/---

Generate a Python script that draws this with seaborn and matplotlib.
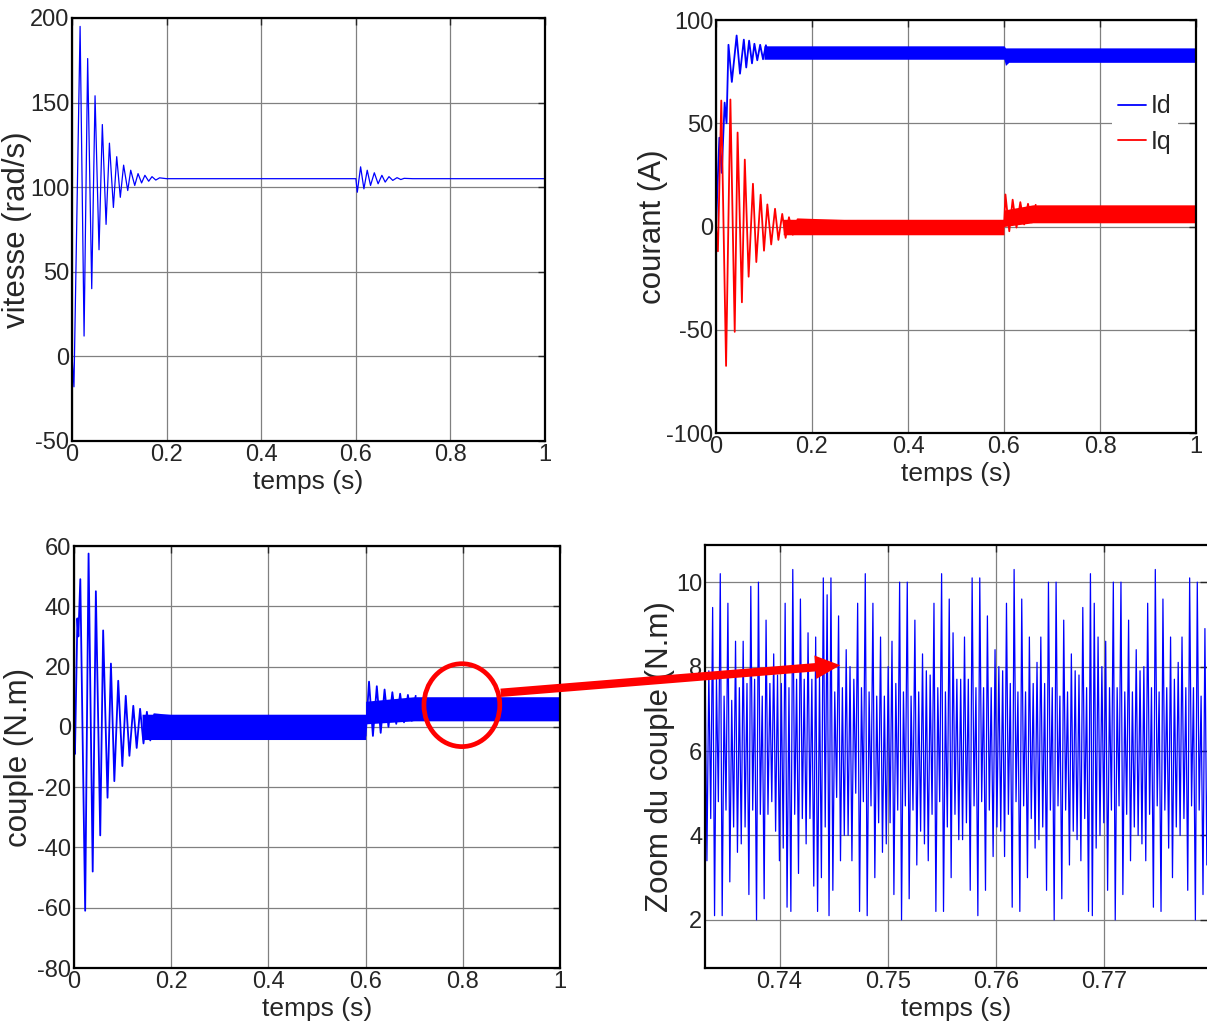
import numpy as np
import matplotlib
matplotlib.use('Agg')
import matplotlib.pyplot as plt
import seaborn as sns
from matplotlib.patches import Ellipse, FancyArrowPatch

# ---- vitesse (rad/s): extrema
t_vit = [0, 0.004, 0.017, 0.0254, 0.033, 0.0416, 0.0486, 0.057, 0.064, 0.0719, 0.079,
         0.0874, 0.0944, 0.102, 0.109, 0.1177, 0.124, 0.1325, 0.1395, 0.147, 0.154,
         0.162, 0.169, 0.177, 0.185, 0.2, 0.6, 0.603, 0.61, 0.617, 0.624, 0.631, 0.639,
         0.647, 0.655, 0.662, 0.670, 0.678, 0.687, 0.695, 0.702, 0.72, 1.0]
vitesse = [0, -18, 195, 12, 176, 40, 154, 63, 137, 78, 126,
           88, 118, 94, 113, 98, 110, 101, 108, 102.5, 107,
           103.5, 106.2, 104.2, 105.5, 105, 105, 97, 112, 99, 110, 101, 108.5,
           102, 107, 103, 106.2, 104, 105.6, 104.5, 105.2, 105, 105]

# ---- courant Id / Iq (A)
t_id = [0, 0.007, 0.012, 0.018, 0.022, 0.026, 0.033, 0.043, 0.05, 0.058, 0.063,
        0.069, 0.075, 0.08, 0.086, 0.092, 0.098, 0.104, 0.11]
id_vals = [0, 43, 26, 60, 50, 88, 70, 92.5, 74, 90.5, 77,
           90, 79, 88.5, 80.5, 88, 81, 87.8, 81.5]
t_id_band = [0.1, 0.6, 0.603, 0.61, 1.0]
id_low = [81, 81, 78, 79.5, 79.5]
id_high = [87.5, 87.5, 86.5, 86.5, 86.5]

t_iq = [0, 0.004, 0.011, 0.021, 0.030, 0.039, 0.045, 0.054, 0.060, 0.068, 0.077,
        0.084, 0.093, 0.100, 0.107, 0.115, 0.123, 0.130, 0.138, 0.145, 0.152, 0.16,
        0.17, 0.6, 0.603, 0.611, 0.618, 0.626, 0.634, 0.642, 0.650, 0.658, 0.666]
iq_vals = [0, -12, 61, -67.5, 61.5, -51, 45.5, -36.7, 32.4, -24.3, 20.7,
           -17.2, 15.4, -11.7, 10.7, -8.7, 8.6, -6.5, 6.1, -5.5, 4.5, -4,
           3.5, 0, 15.5, -2.3, 13, -0.5, 11.8, 1, 11, 2, 10.5]
t_iq_band = [0.14, 0.6, 0.6, 0.66, 1.0]
iq_low = [-4, -4, 0, 1.8, 1.8]
iq_high = [3.5, 3.5, 8, 10.5, 10.5]

# ---- couple (N.m)
t_cpl = [0, 0.002, 0.007, 0.009, 0.013, 0.023, 0.030, 0.0385, 0.045, 0.054, 0.060,
         0.069, 0.076, 0.083, 0.091, 0.0995, 0.1065, 0.114, 0.122, 0.129, 0.136,
         0.143, 0.15, 0.157, 0.165, 0.6, 0.607, 0.615, 0.623, 0.631, 0.639, 0.647,
         0.655, 0.663, 0.671, 0.679, 0.687, 0.695, 0.703]
couple = [-5, -9, 36, 30, 49, -61, 57.5, -48, 45, -36, 32,
          -23.5, 21, -18, 15.3, -13, 10.3, -9.6, 7, -7, 6,
          -5.5, 5, -4.5, 4.2, -3, 15, -3, 13.5, -2, 12.4, 0,
          11.5, 1, 11, 1.5, 10.6, 2, 10.3]
t_cpl_band = [0.14, 0.6, 0.6, 0.7, 1.0]
cpl_low = [-4.2, -4.2, 1, 2, 2]
cpl_high = [4.2, 4.2, 8.5, 10, 10]

# ---- zoom du couple: successive peaks / valleys, 0.7331 s -> 0.7797 s
zoom_couple = [
    8.3, 3.4, 7.9, 4.4, 9.4, 2.1, 7.7, 4.8, 10.2, 2.1, 7.3, 4.6, 9.5, 2.9, 7.2, 4.2,
    8.6, 3.6, 7.5, 3.8, 8.6, 4.2, 7.6, 2.6, 9.9, 4.6, 7.7, 2.0, 10.0, 4.5, 7.3, 2.5,
    9.1, 4.5, 7.6, 4.8, 8.3, 4.1, 7.8, 3.4, 7.6, 3.7, 9.5, 2.3, 7.5, 2.2, 10.3, 4.5,
    7.7, 3.1, 9.6, 4.4, 7.7, 3.8, 8.8, 4.4, 7.7, 2.8, 8.7, 2.2, 7.8, 3.0, 10.1, 4.2,
    9.7, 2.1,
    10.1, 2.7, 7.4, 4.9, 9.2, 3.4, 7.5, 4.0, 8.4, 4.0, 8.0, 3.4, 7.7, 5.0, 9.5, 2.2,
    7.5, 4.8, 10.2, 2.1, 7.4, 4.7, 9.5, 3.0, 7.3, 4.3, 8.7, 3.6, 7.3, 3.8, 8.0, 4.3,
    8.6, 2.6, 7.6, 4.6, 10.0, 2.0, 7.4, 4.7, 10.0, 2.5, 7.3, 4.6, 9.1, 3.3, 7.4, 4.1,
    8.3, 3.8, 7.9, 3.4, 7.8, 4.5, 9.5, 2.2, 7.5, 4.8, 10.2, 2.2, 7.4, 4.2, 9.6, 3.0,
    8.8, 4.5, 7.7, 3.9,
    7.7, 3.9, 8.7, 4.3, 7.7, 2.7, 10.1, 4.7, 7.5, 2.1, 10.1, 4.8, 7.5, 2.7, 9.2, 4.6,
    7.5, 3.5, 8.4, 4.2, 8.0, 4.1, 7.9, 3.5, 9.5, 4.5, 7.6, 2.3, 10.3, 4.8, 7.4, 2.2,
    9.6, 4.7, 7.4, 3.0, 8.7, 4.4, 7.6, 3.7, 8.1, 3.9, 8.7, 4.2, 7.6, 2.7, 10.0, 4.6,
    7.5, 2.0, 10.0, 4.7, 7.3, 2.5, 9.1, 4.6, 7.4, 3.3, 8.3, 4.1, 7.9, 3.9, 7.8, 3.4,
    9.4, 4.4, 7.5, 2.2, 10.2, 2.1,
    9.5, 3.7, 8.7, 4.0, 8.0, 4.3, 8.6, 2.7, 7.5, 4.6, 10.0, 2.0, 7.5, 4.7, 10.0, 2.6,
    7.4, 4.5, 9.1, 3.4, 7.4, 4.2, 8.4, 4.0, 7.9, 3.8, 8.0, 3.4, 9.5, 4.5, 7.5, 2.3,
    10.3, 4.7, 7.4, 2.2, 9.6, 4.6, 7.5, 3.7, 8.7, 3.0, 7.7, 4.2, 8.1, 4.0, 8.7, 4.4,
    7.5, 2.7, 10.1, 4.7, 7.5, 2.0, 10.0, 4.6, 7.3, 2.6, 8.9, 3.3, 7.6,
]
t_zoom = np.linspace(0.7331, 0.7797, len(zoom_couple))

full_ticks = [0, 0.2, 0.4, 0.6, 0.8, 1]
full_labels = ['0', '0.2', '0.4', '0.6', '0.8', '1']

sns.set_style('white')
plt.rcParams['font.family'] = ['Liberation Sans', 'DejaVu Sans']
plt.rcParams['axes.unicode_minus'] = False

BLUE = '#0000FF'
RED = '#FF0000'

fig = plt.figure(figsize=(12.07, 10.31), dpi=100)
ax1 = fig.add_axes([0.0597, 0.5723, 0.3919, 0.4103])
ax2 = fig.add_axes([0.5932, 0.5800, 0.3977, 0.4006])
ax3 = fig.add_axes([0.0613, 0.0611, 0.4027, 0.4093])
ax4 = fig.add_axes([0.5841, 0.0611, 0.4159, 0.4103])


def style(ax, xlim, ylim, xticks, xlabels, yticks, ylabel, ylab_x):
    ax.set_xlim(xlim)
    ax.set_ylim(ylim)
    ax.set_xticks(xticks)
    ax.set_xticklabels(xlabels)
    ax.set_yticks(yticks)
    ax.set_yticklabels([f'{v:g}' for v in yticks])
    ax.grid(True, color='#808080', lw=0.9)
    ax.set_axisbelow(True)
    ax.tick_params(direction='in', top=True, right=True, length=5, width=1,
                   labelsize=17, pad=2)
    for s in ax.spines.values():
        s.set_linewidth(1.6)
        s.set_color('black')
    ax.set_xlabel('temps (s)', fontsize=19, labelpad=3)
    ax.set_ylabel(ylabel, fontsize=22.5)
    ax.yaxis.set_label_coords(ylab_x, 0.5)


# vitesse
sns.lineplot(x=t_vit, y=vitesse, ax=ax1, color=BLUE, lw=0.9, estimator=None, sort=False)
style(ax1, (0, 1), (-50, 200), full_ticks, full_labels, [-50, 0, 50, 100, 150, 200],
      'vitesse (rad/s)', -0.085)

# courant
ax2.fill_between(t_id_band, id_low, id_high, color=BLUE, lw=0)
ax2.fill_between(t_iq_band, iq_low, iq_high, color=RED, lw=0)
sns.lineplot(x=t_id, y=id_vals, ax=ax2, color=BLUE, lw=1.3, estimator=None, sort=False, label='Id')
sns.lineplot(x=t_iq, y=iq_vals, ax=ax2, color=RED, lw=1.3, estimator=None, sort=False, label='Iq')
style(ax2, (0, 1), (-100, 100), full_ticks, full_labels, [-100, -50, 0, 50, 100],
      'courant (A)', -0.1)
ax2.legend(loc='upper left', bbox_to_anchor=(0.825, 0.835), frameon=True, fancybox=False,
           edgecolor='none', facecolor='white', framealpha=1, fontsize=18,
           handlelength=1.1, handletextpad=0.2, borderpad=0.25, labelspacing=0.45,
           borderaxespad=0)

# couple
ax3.fill_between(t_cpl_band, cpl_low, cpl_high, color=BLUE, lw=0)
sns.lineplot(x=t_cpl, y=couple, ax=ax3, color=BLUE, lw=1.3, estimator=None, sort=False)
style(ax3, (0, 1), (-80, 60), full_ticks, full_labels, [-80, -60, -40, -20, 0, 20, 40, 60],
      'couple (N.m)', -0.082)
ax3.add_patch(Ellipse((0.798, 7.2), 0.156, 27.5, fill=False, edgecolor=RED, lw=3.4,
                      clip_on=False, zorder=5))

# zoom du couple
sns.lineplot(x=t_zoom, y=zoom_couple, ax=ax4, color=BLUE, lw=0.9, estimator=None, sort=False)
style(ax4, (0.7331, 0.77954), (0.86, 10.88), [0.74, 0.75, 0.76, 0.77],
      ['0.74', '0.75', '0.76', '0.77'], [2, 4, 6, 8, 10], 'Zoom du couple (N.m)', -0.06)
ax4.spines['right'].set_visible(False)

# arrow from the circle to the zoom
arrow = FancyArrowPatch((498 / 1207, 1 - 693 / 1031), (843 / 1207, 1 - 665 / 1031),
                        transform=fig.transFigure,
                        arrowstyle='simple,head_length=1.8,head_width=1.7,tail_width=0.6',
                        mutation_scale=10, color=RED, lw=0, zorder=10)
fig.add_artist(arrow)

fig.savefig('out.png', dpi=100)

\---

* What to produce:
Repeat only the lines between the start of the data and the line with "102, 107, 103, 106.2, 104, 105.6, 104.5, 105.2, 105, 105]", including those two lines, and skip the pictures.

* Task result:
Generate a Python script that draws this with seaborn and matplotlib.
import numpy as np
import matplotlib
matplotlib.use('Agg')
import matplotlib.pyplot as plt
import seaborn as sns
from matplotlib.patches import Ellipse, FancyArrowPatch

# ---- vitesse (rad/s): extrema
t_vit = [0, 0.004, 0.017, 0.0254, 0.033, 0.0416, 0.0486, 0.057, 0.064, 0.0719, 0.079,
         0.0874, 0.0944, 0.102, 0.109, 0.1177, 0.124, 0.1325, 0.1395, 0.147, 0.154,
         0.162, 0.169, 0.177, 0.185, 0.2, 0.6, 0.603, 0.61, 0.617, 0.624, 0.631, 0.639,
         0.647, 0.655, 0.662, 0.670, 0.678, 0.687, 0.695, 0.702, 0.72, 1.0]
vitesse = [0, -18, 195, 12, 176, 40, 154, 63, 137, 78, 126,
           88, 118, 94, 113, 98, 110, 101, 108, 102.5, 107,
           103.5, 106.2, 104.2, 105.5, 105, 105, 97, 112, 99, 110, 101, 108.5,
           102, 107, 103, 106.2, 104, 105.6, 104.5, 105.2, 105, 105]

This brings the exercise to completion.